Was he being treated fairly at the emergency room?  Did they let my friend in to see his partner?  Was there fighting between my friend and his partner’s estranged family?  That last one was definitely the one that I couldn’t bear the thought of.  I didn’t want my friend to deal with the horrors that some people have in the past where they weren’t included or mentioned anywhere in anything at any time.  It makes me angry thinking about things like that.

 


“Then someone should teach them.”

“You?”

“No.  Someone wise.”


It just makes me want to grab people and shake the crap out of them and MAKE them realize what kind of harm they’re doing to others when they act like that.  You’re trying to keep two people that care about each other separated and for what?  What kind of satisfaction do you get out of that?  Hurting others for your own selfishness because you’re so blind you can’t see what you’re doing.

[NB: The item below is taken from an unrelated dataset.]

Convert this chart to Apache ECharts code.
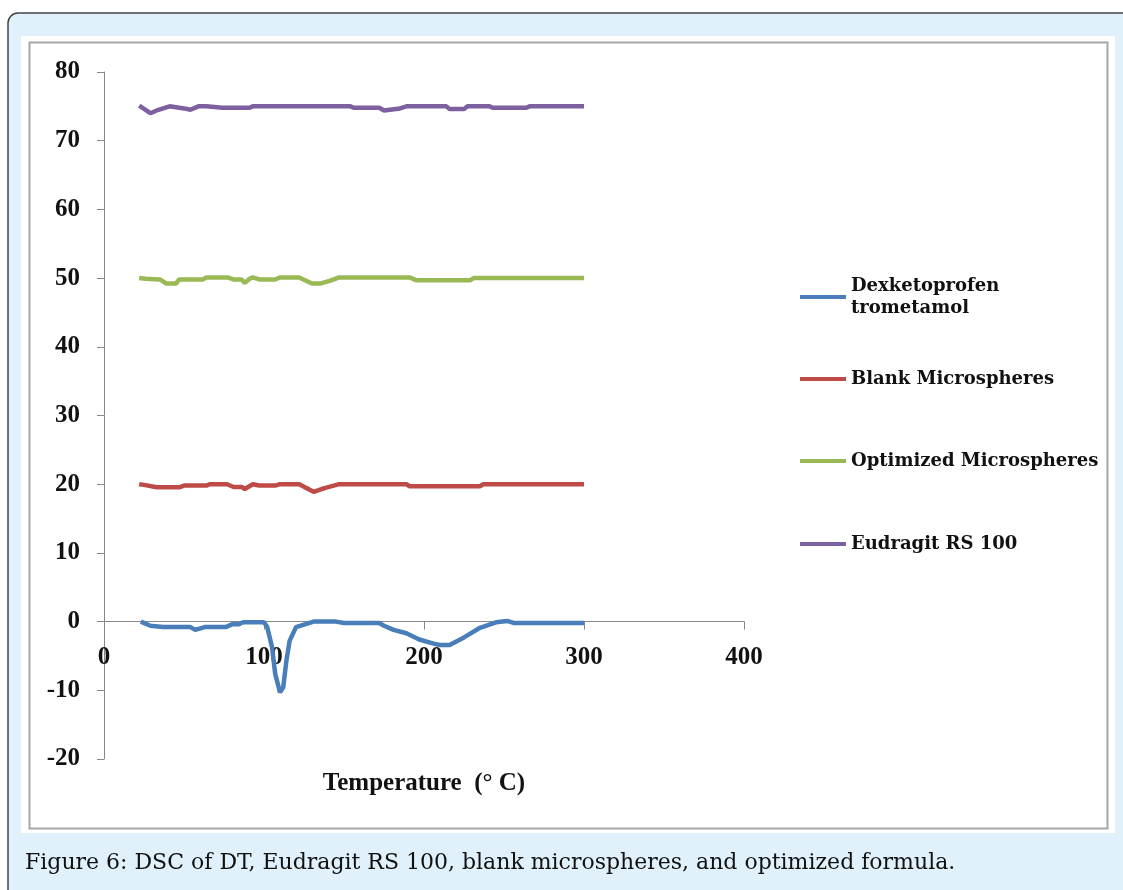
<!DOCTYPE html>
<html>
<head>
<meta charset="UTF-8">
<title>DSC</title>
<script src="https://cdn.jsdelivr.net/npm/echarts@6/dist/echarts.min.js"></script>
<style>
    body { margin: 0; padding: 0; background: #ffffff; }
    #main { width: 1123px; height: 890px; }
</style>
</head>
<body>
<div id="main"></div>
<script type="text/javascript">
// data: temperature (°C) and heat flow per curve
var tempDT   = [23, 29, 37, 54, 57, 63, 76, 80, 84, 87, 100, 102, 105, 107, 110, 112, 114, 116, 120, 127, 131, 145, 150, 172, 175, 181, 189, 197, 206, 210, 216, 225, 235, 245, 252, 256, 300];
var valDT    = [0, -0.6, -0.8, -0.8, -1.2, -0.8, -0.8, -0.4, -0.4, -0.1, -0.1, -0.8, -3.7, -7.6, -10.3, -9.6, -5.7, -2.8, -0.8, -0.3, 0, 0, -0.2, -0.2, -0.6, -1.2, -1.7, -2.6, -3.2, -3.4, -3.4, -2.3, -0.9, -0.1, 0.1, -0.2, -0.2];

var tempBlank = [22, 25, 33, 47, 50, 64, 66, 77, 81, 86, 88, 93, 97, 107, 110, 122, 131, 136, 139, 147, 189, 191, 235, 237, 300];
var valBlank  = [20, 19.9, 19.55, 19.55, 19.8, 19.8, 20, 20, 19.6, 19.6, 19.3, 20, 19.8, 19.8, 20, 20, 18.9, 19.3, 19.5, 20, 20, 19.7, 19.7, 20, 20];

var tempOpt = [22, 26, 35, 39, 45, 47, 62, 64, 77, 81, 86, 88, 91, 93, 97, 107, 110, 122, 130, 135, 141, 147, 191, 195, 229, 231, 300];
var valOpt  = [50, 49.9, 49.8, 49.2, 49.2, 49.8, 49.8, 50.1, 50.1, 49.8, 49.8, 49.3, 49.9, 50.1, 49.8, 49.8, 50.1, 50.1, 49.2, 49.2, 49.6, 50.1, 50.1, 49.7, 49.7, 50, 50];

var tempRS = [22, 29, 34, 41, 50, 54, 59, 64, 74, 91, 93, 154, 156, 172, 175, 185, 189, 214, 216, 225, 227, 241, 243, 264, 266, 300];
var valRS  = [75.1, 74.0, 74.5, 75.0, 74.7, 74.5, 75.0, 75.0, 74.8, 74.8, 75.0, 75.0, 74.8, 74.8, 74.4, 74.7, 75.0, 75.0, 74.6, 74.6, 75.0, 75.0, 74.8, 74.8, 75.0, 75.0];

var names = ['Dexketoprofen trometamol', 'Blank Microspheres', 'Optimized Microspheres', 'Eudragit RS 100'];
var colors = ['#4a7ebb', '#be4b48', '#98b954', '#7d60a0'];
var caption = 'Figure 6: DSC of DT, Eudragit RS 100, blank microspheres, and optimized formula.';

function pairs(xs, ys) {
    var out = [];
    for (var i = 0; i < xs.length; i++) {
        out.push([xs[i], ys[i]]);
    }
    return out;
}

var myChart = echarts.init(document.getElementById('main'));

var legendText = { fontFamily: 'DejaVu Serif', fontWeight: 'bold', fontSize: 18, color: '#111', lineHeight: 22 };
function legendAt(name, top, extra) {
    return {
        data: [name],
        orient: 'vertical',
        left: 800,
        top: top,
        padding: 0,
        icon: 'rect',
        itemWidth: 46,
        itemHeight: 4,
        selectedMode: false,
        textStyle: extra || legendText,
        formatter: function (n) { return n === names[0] ? 'Dexketoprofen\ntrometamol' : n; }
    };
}

var option = {
    animation: false,
    color: colors,
    graphic: [
        { type: 'rect', z: -100, shape: { x: 8, y: 13, width: 1140, height: 900, r: 10 },
          style: { fill: '#e0f1fb', stroke: '#444', lineWidth: 1.5 } },
        { type: 'rect', z: -99, shape: { x: 21, y: 36, width: 1094, height: 797 },
          style: { fill: '#ffffff' } },
        { type: 'rect', z: -98, shape: { x: 29.5, y: 42.5, width: 1078, height: 786 },
          style: { fill: '#ffffff', stroke: '#a6a6a6', lineWidth: 2 } },
        { type: 'text', z: 10, x: 25, y: 863,
          style: { text: caption, fontFamily: 'DejaVu Serif', fontSize: 22, fill: '#111', verticalAlign: 'middle' } }
    ],
    legend: [
        legendAt(names[0], 264, { fontFamily: 'DejaVu Serif', fontWeight: 'bold', fontSize: 18, color: '#111', lineHeight: 22, padding: [22, 0, 0, 0] }),
        legendAt(names[1], 368),
        legendAt(names[2], 450),
        legendAt(names[3], 533)
    ],
    grid: { left: 104, right: 379, top: 72, bottom: 131, outerBoundsMode: 'none', containLabel: false },
    xAxis: {
        type: 'value',
        min: 0,
        max: 400,
        interval: 100,
        name: 'Temperature  (° C)',
        nameLocation: 'middle',
        nameGap: 12,
        nameTextStyle: { fontFamily: 'Liberation Serif', fontWeight: 'bold', fontSize: 25, color: '#111' },
        axisLine: { onZero: true, lineStyle: { color: '#888', width: 1 } },
        axisTick: { show: true, inside: false, length: 8, lineStyle: { color: '#888' } },
        // labels sit under the zero line, not at the grid bottom
        axisLabel: { margin: -114, fontFamily: 'Liberation Serif', fontWeight: 'bold', fontSize: 25, color: '#111' },
        splitLine: { show: false }
    },
    yAxis: {
        type: 'value',
        min: -20,
        max: 80,
        interval: 10,
        axisLine: { show: true, lineStyle: { color: '#888', width: 1 } },
        axisTick: { show: true, inside: false, length: 7, lineStyle: { color: '#888' } },
        axisLabel: { margin: 24, fontFamily: 'Liberation Serif', fontWeight: 'bold', fontSize: 25, color: '#111' },
        splitLine: { show: false }
    },
    series: [
        { name: names[0], type: 'line', data: pairs(tempDT, valDT), showSymbol: false, lineStyle: { width: 4.5 } },
        { name: names[1], type: 'line', data: pairs(tempBlank, valBlank), showSymbol: false, lineStyle: { width: 4.5 } },
        { name: names[2], type: 'line', data: pairs(tempOpt, valOpt), showSymbol: false, lineStyle: { width: 4.5 } },
        { name: names[3], type: 'line', data: pairs(tempRS, valRS), showSymbol: false, lineStyle: { width: 4.5 } }
    ]
};

myChart.setOption(option);
</script>
</body>
</html>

Hours have passed and I have finally heard from my friend.  It turns out that I was completely over reacting in my head, as usual, and they allowed him in to see his partner without any fuss.  He suffered a type A aortic dissection and nearly died, but after an emergency surgery he made it and is in stable condition in ICU.

The thoughts of having to deal with situations like that when I finally find Mr. Right terrify me to no end, but it’s something that I’m just going to have to accept if it happens.  Everyone dies on someone’s birthday, I’m just glad that it didn’t happen today for me and mine.